### Short exercise
Print exactly the lines from the first one down to the line that contains "348, 352, 376, 413, 451, 476, 500];", both included, and skip the pictures.

### Raw data
__________
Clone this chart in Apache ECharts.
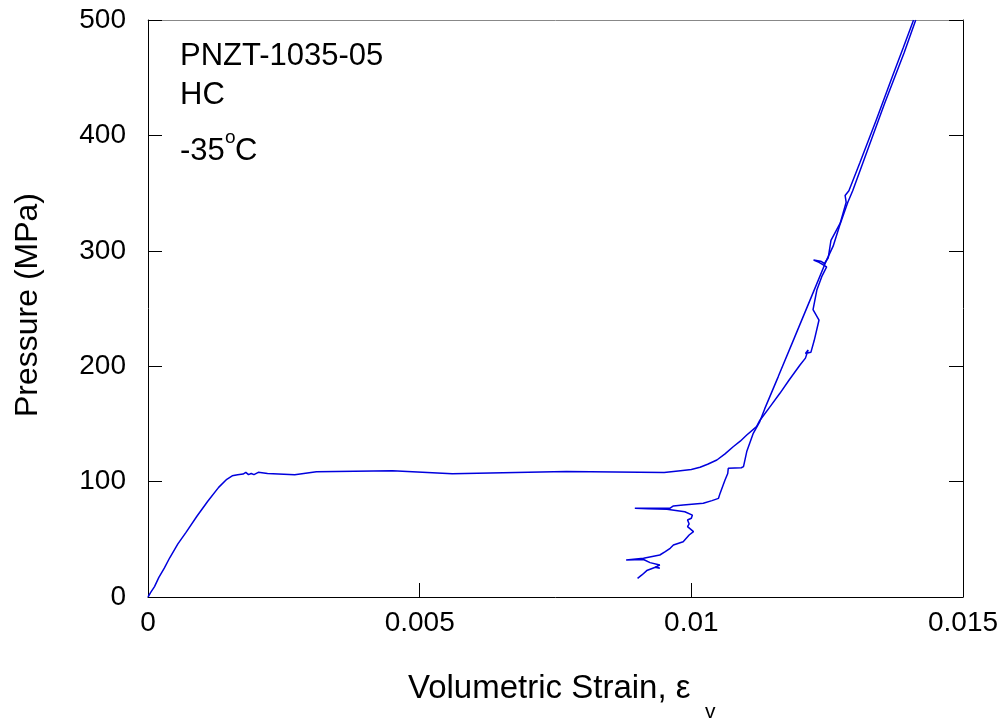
<!DOCTYPE html>
<html>
<head>
<meta charset="utf-8">
<script src="https://cdn.jsdelivr.net/npm/echarts@6/dist/echarts.min.js"></script>
<style>
  html, body { margin: 0; padding: 0; background: #fff; }
  #chart { width: 1003px; height: 723px; }
</style>
</head>
<body>
<div id="chart"></div>
<script>
(function() {
    'use strict';

    // loading path: linear rise, plateau, then hardening to 500 MPa
    var loadStrain = [0, 0.00005, 0.00012, 0.0002, 0.0003, 0.0004, 0.00055, 0.0007, 0.0009, 0.0011,
        0.0013, 0.00145, 0.00155, 0.00165, 0.00175, 0.0018, 0.00185, 0.0019, 0.00195, 0.00203,
        0.0022, 0.0027, 0.0031, 0.0045, 0.0056, 0.0077, 0.0095, 0.0098, 0.01, 0.01016,
        0.0103, 0.01047, 0.01062, 0.01077, 0.0109, 0.01102, 0.0112, 0.01126, 0.01145, 0.01163,
        0.0118, 0.012, 0.0121, 0.01215, 0.0121, 0.0122, 0.01226, 0.01235, 0.01224, 0.01231,
        0.0124, 0.01249, 0.01235, 0.01225, 0.01238, 0.01245, 0.01252, 0.01257, 0.01274, 0.01285,
        0.01283, 0.0129, 0.0131, 0.0134, 0.0137, 0.0139, 0.01409];
    var loadPressure = [0, 4, 9, 17, 25, 34, 46, 56, 70, 83,
        95, 102, 105, 106, 106.5, 108, 106, 107, 106, 108,
        107, 106, 108.6, 109.5, 106.8, 108.8, 107.8, 109.5, 110.5, 112.4,
        115, 118.7, 124, 130.2, 135, 140.4, 147.6, 153, 165, 176.5,
        188, 201, 207, 214, 211, 212, 222, 240, 249, 266,
        277.6, 286, 290, 292, 291, 289, 294, 309, 324, 342,
        348, 352, 376, 413, 451, 476, 500];

    // unloading path back down to about 16 MPa
    var unloadStrain = [0.01413, 0.01392, 0.01356, 0.01321, 0.01297, 0.01288, 0.01273, 0.01261, 0.01248, 0.0122,
        0.0119, 0.0116, 0.01135, 0.01126, 0.01114, 0.01102, 0.01096, 0.01092, 0.01068, 0.01067,
        0.01062, 0.01053, 0.0105, 0.01038, 0.01022, 0.00985, 0.00967, 0.00961, 0.00896, 0.0092,
        0.00955, 0.00988, 0.01002, 0.01, 0.00993, 0.00996, 0.00993, 0.01004, 0.00996, 0.00985,
        0.00967, 0.00961, 0.00952, 0.00942, 0.00912, 0.0088, 0.00912, 0.00924, 0.00942, 0.00933,
        0.00942, 0.00935, 0.00918, 0.00909, 0.00901];
    var unloadPressure = [500, 472, 428, 383, 352, 342, 322, 304, 291, 259,
        225, 191, 163, 152, 141.8, 126, 113, 112, 111.5, 107,
        101.4, 90, 85.5, 83.5, 81.2, 79.7, 78.9, 77, 76.9, 76.5,
        76, 73.9, 71, 68.2, 66.7, 63.3, 61, 56.6, 53.7, 47.9,
        45, 42.2, 39.3, 36.4, 33.5, 32, 32.5, 29.8, 27.7, 25.7,
        24.9, 26, 22.9, 19.1, 16.2];

    var xTicks = [0, 0.005, 0.01, 0.015];
    var yTicks = [0, 100, 200, 300, 400, 500];

    var FONT = 'Liberation Sans, Arial, sans-serif';
    var LINE = '#0000dd';

    function pairs(xs, ys) {
        var out = [];
        for (var i = 0; i < xs.length; i++) {
            out.push([xs[i], ys[i]]);
        }
        return out;
    }

    var chart = echarts.init(document.getElementById('chart'));

    var option = {
        animation: false,
        backgroundColor: '#fff',
        grid: { left: 148, right: 40, top: 20, bottom: 126 },
        xAxis: [{
            type: 'value',
            min: xTicks[0],
            max: xTicks[xTicks.length - 1],
            interval: 0.005,
            axisLine: { show: true, onZero: false, lineStyle: { color: '#000', width: 1 } },
            axisTick: { show: true, inside: true, length: 14, lineStyle: { color: '#000' } },
            axisLabel: {
                margin: 12, color: '#000', fontSize: 28, fontFamily: FONT,
                formatter: function(v) { return String(+v.toFixed(3)); }
            },
            splitLine: { show: false }
        }, {
            type: 'value',
            position: 'top',
            min: xTicks[0],
            max: xTicks[xTicks.length - 1],
            axisLine: { show: true, onZero: false, lineStyle: { color: '#888', width: 1 } },
            axisTick: { show: false },
            axisLabel: { show: false },
            splitLine: { show: false }
        }],
        yAxis: [{
            type: 'value',
            min: yTicks[0],
            max: yTicks[yTicks.length - 1],
            interval: 100,
            axisLine: { show: true, onZero: false, lineStyle: { color: '#000', width: 1 } },
            axisTick: { show: true, inside: true, length: 14, lineStyle: { color: '#000' } },
            axisLabel: { margin: 22, color: '#000', fontSize: 28, fontFamily: FONT },
            splitLine: { show: false }
        }, {
            type: 'value',
            position: 'right',
            min: yTicks[0],
            max: yTicks[yTicks.length - 1],
            interval: 100,
            axisLine: { show: true, onZero: false, lineStyle: { color: '#000', width: 1 } },
            axisTick: { show: true, inside: true, length: 14, lineStyle: { color: '#000' } },
            axisLabel: { show: false },
            splitLine: { show: false }
        }],
        series: [{
            name: 'loading',
            type: 'line',
            showSymbol: false,
            data: pairs(loadStrain, loadPressure),
            lineStyle: { color: LINE, width: 1.5 },
            z: 3
        }, {
            name: 'unloading',
            type: 'line',
            showSymbol: false,
            data: pairs(unloadStrain, unloadPressure),
            lineStyle: { color: LINE, width: 1.5 },
            z: 3
        }],
        graphic: [
            { type: 'text', left: 180, top: 41, style: { text: 'PNZT-1035-05', fontSize: 31, fontFamily: FONT, fill: '#000' } },
            { type: 'text', left: 180, top: 80, style: { text: 'HC', fontSize: 31, fontFamily: FONT, fill: '#000' } },
            { type: 'text', left: 180, top: 136, style: { text: '-35', fontSize: 31, fontFamily: FONT, fill: '#000' } },
            { type: 'text', left: 225, top: 128, style: { text: 'o', fontSize: 19, fontFamily: FONT, fill: '#000' } },
            { type: 'text', left: 235, top: 136, style: { text: 'C', fontSize: 31, fontFamily: FONT, fill: '#000' } },
            { type: 'text', left: 408, top: 672, style: { text: 'Volumetric Strain, \u03b5', fontSize: 33, fontFamily: FONT, fill: '#000' } },
            { type: 'text', left: 705, top: 702, style: { text: 'v', fontSize: 21, fontFamily: FONT, fill: '#000' } },
            {
                type: 'text', x: 28, y: 305, rotation: Math.PI / 2,
                style: { text: 'Pressure (MPa)', fontSize: 32, fontFamily: FONT, fill: '#000', align: 'center', verticalAlign: 'middle' }
            }
        ]
    };

    chart.setOption(option);
})();
</script>
</body>
</html>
__________
### Response for this exercise
Clone this chart in Apache ECharts.
<!DOCTYPE html>
<html>
<head>
<meta charset="utf-8">
<script src="https://cdn.jsdelivr.net/npm/echarts@6/dist/echarts.min.js"></script>
<style>
  html, body { margin: 0; padding: 0; background: #fff; }
  #chart { width: 1003px; height: 723px; }
</style>
</head>
<body>
<div id="chart"></div>
<script>
(function() {
    'use strict';

    // loading path: linear rise, plateau, then hardening to 500 MPa
    var loadStrain = [0, 0.00005, 0.00012, 0.0002, 0.0003, 0.0004, 0.00055, 0.0007, 0.0009, 0.0011,
        0.0013, 0.00145, 0.00155, 0.00165, 0.00175, 0.0018, 0.00185, 0.0019, 0.00195, 0.00203,
        0.0022, 0.0027, 0.0031, 0.0045, 0.0056, 0.0077, 0.0095, 0.0098, 0.01, 0.01016,
        0.0103, 0.01047, 0.01062, 0.01077, 0.0109, 0.01102, 0.0112, 0.01126, 0.01145, 0.01163,
        0.0118, 0.012, 0.0121, 0.01215, 0.0121, 0.0122, 0.01226, 0.01235, 0.01224, 0.01231,
        0.0124, 0.01249, 0.01235, 0.01225, 0.01238, 0.01245, 0.01252, 0.01257, 0.01274, 0.01285,
        0.01283, 0.0129, 0.0131, 0.0134, 0.0137, 0.0139, 0.01409];
    var loadPressure = [0, 4, 9, 17, 25, 34, 46, 56, 70, 83,
        95, 102, 105, 106, 106.5, 108, 106, 107, 106, 108,
        107, 106, 108.6, 109.5, 106.8, 108.8, 107.8, 109.5, 110.5, 112.4,
        115, 118.7, 124, 130.2, 135, 140.4, 147.6, 153, 165, 176.5,
        188, 201, 207, 214, 211, 212, 222, 240, 249, 266,
        277.6, 286, 290, 292, 291, 289, 294, 309, 324, 342,
        348, 352, 376, 413, 451, 476, 500];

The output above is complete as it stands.